**Data to use**
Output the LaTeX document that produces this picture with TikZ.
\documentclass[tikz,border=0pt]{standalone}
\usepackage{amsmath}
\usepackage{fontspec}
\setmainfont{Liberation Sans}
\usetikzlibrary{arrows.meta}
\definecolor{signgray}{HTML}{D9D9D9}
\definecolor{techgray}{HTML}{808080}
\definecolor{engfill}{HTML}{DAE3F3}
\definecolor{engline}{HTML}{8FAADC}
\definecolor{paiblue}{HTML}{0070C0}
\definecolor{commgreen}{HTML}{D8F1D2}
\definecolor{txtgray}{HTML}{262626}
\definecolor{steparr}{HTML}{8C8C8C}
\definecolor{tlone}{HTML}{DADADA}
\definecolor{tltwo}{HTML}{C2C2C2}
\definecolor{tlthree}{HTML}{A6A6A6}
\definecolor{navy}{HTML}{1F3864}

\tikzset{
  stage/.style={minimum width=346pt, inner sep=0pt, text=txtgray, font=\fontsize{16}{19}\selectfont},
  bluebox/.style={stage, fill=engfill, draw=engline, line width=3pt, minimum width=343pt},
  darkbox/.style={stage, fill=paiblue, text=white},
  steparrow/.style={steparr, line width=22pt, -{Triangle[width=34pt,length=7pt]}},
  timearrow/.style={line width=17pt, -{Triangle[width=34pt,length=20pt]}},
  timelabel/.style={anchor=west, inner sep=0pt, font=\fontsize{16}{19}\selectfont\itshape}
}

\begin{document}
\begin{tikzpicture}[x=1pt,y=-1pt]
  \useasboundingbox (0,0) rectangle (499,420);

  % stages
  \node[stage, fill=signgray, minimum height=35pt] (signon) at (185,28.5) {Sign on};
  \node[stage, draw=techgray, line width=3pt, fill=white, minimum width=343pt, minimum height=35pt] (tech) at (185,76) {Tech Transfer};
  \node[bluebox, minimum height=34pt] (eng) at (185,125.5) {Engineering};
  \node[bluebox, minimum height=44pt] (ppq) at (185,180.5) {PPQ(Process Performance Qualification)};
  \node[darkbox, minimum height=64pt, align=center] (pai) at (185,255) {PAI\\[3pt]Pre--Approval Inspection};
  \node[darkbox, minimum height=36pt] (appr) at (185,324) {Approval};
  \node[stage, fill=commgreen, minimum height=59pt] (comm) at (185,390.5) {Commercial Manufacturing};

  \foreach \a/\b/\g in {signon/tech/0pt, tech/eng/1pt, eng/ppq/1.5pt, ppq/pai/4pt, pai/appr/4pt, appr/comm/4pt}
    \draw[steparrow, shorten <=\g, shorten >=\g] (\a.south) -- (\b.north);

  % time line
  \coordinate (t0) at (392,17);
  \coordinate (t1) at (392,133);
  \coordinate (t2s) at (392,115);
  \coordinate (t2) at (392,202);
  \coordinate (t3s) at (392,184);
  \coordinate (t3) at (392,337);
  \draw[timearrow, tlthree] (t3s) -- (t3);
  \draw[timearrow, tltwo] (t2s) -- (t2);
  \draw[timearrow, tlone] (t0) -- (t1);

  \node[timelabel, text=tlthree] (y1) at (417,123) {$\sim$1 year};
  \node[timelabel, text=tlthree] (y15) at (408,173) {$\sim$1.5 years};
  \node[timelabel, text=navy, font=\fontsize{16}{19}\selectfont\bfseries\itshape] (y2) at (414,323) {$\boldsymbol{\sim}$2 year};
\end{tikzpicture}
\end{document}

---

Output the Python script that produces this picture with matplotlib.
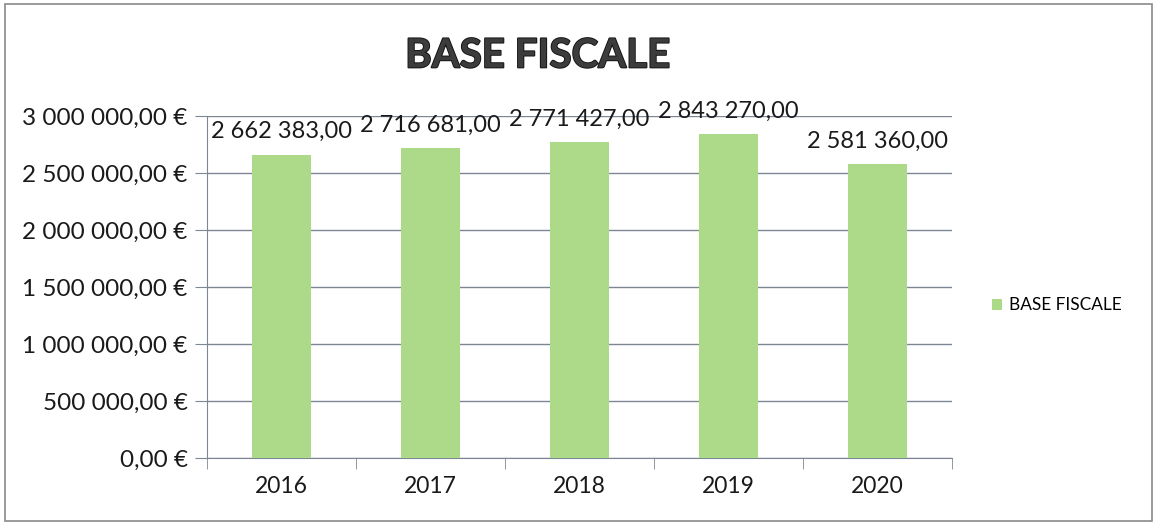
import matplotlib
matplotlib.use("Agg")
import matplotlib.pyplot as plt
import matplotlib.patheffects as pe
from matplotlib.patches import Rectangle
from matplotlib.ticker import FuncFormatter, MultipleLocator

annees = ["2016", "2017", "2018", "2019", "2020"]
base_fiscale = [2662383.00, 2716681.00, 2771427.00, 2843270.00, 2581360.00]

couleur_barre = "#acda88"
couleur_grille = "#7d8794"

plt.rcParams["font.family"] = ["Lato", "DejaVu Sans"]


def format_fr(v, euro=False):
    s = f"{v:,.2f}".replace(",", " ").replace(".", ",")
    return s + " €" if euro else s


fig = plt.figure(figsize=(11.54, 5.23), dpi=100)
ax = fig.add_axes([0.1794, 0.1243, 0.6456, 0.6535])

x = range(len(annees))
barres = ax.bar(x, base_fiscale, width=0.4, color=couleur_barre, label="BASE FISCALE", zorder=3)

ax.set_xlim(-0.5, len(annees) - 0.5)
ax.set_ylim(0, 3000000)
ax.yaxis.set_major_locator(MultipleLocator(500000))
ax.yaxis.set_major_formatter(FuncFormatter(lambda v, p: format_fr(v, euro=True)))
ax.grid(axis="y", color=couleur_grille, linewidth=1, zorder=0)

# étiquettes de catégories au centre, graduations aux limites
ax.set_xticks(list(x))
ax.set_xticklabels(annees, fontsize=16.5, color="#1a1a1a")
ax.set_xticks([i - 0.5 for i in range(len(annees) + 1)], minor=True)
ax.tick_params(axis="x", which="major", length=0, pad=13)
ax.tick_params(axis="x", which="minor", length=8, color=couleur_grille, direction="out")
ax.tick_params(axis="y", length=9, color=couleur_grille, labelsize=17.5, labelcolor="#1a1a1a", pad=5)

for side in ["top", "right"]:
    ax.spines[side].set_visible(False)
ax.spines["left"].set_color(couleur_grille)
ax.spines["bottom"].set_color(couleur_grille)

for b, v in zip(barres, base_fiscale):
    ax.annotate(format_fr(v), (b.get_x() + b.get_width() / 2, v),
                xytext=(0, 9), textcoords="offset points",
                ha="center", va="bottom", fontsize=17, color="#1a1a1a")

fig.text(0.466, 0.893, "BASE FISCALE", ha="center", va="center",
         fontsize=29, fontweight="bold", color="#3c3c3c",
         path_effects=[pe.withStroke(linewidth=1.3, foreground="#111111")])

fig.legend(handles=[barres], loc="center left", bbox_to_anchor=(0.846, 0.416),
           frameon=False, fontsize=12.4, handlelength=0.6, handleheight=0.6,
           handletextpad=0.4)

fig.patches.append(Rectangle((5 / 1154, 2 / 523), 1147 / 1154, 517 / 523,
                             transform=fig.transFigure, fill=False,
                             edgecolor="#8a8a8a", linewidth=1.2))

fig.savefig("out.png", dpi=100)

**The task**
In the listing, find all lines with the string "matplotlib" and copy them.

**Task solution**
Output the Python script that produces this picture with matplotlib.
import matplotlib
matplotlib.use("Agg")
import matplotlib.pyplot as plt
import matplotlib.patheffects as pe
from matplotlib.patches import Rectangle
from matplotlib.ticker import FuncFormatter, MultipleLocator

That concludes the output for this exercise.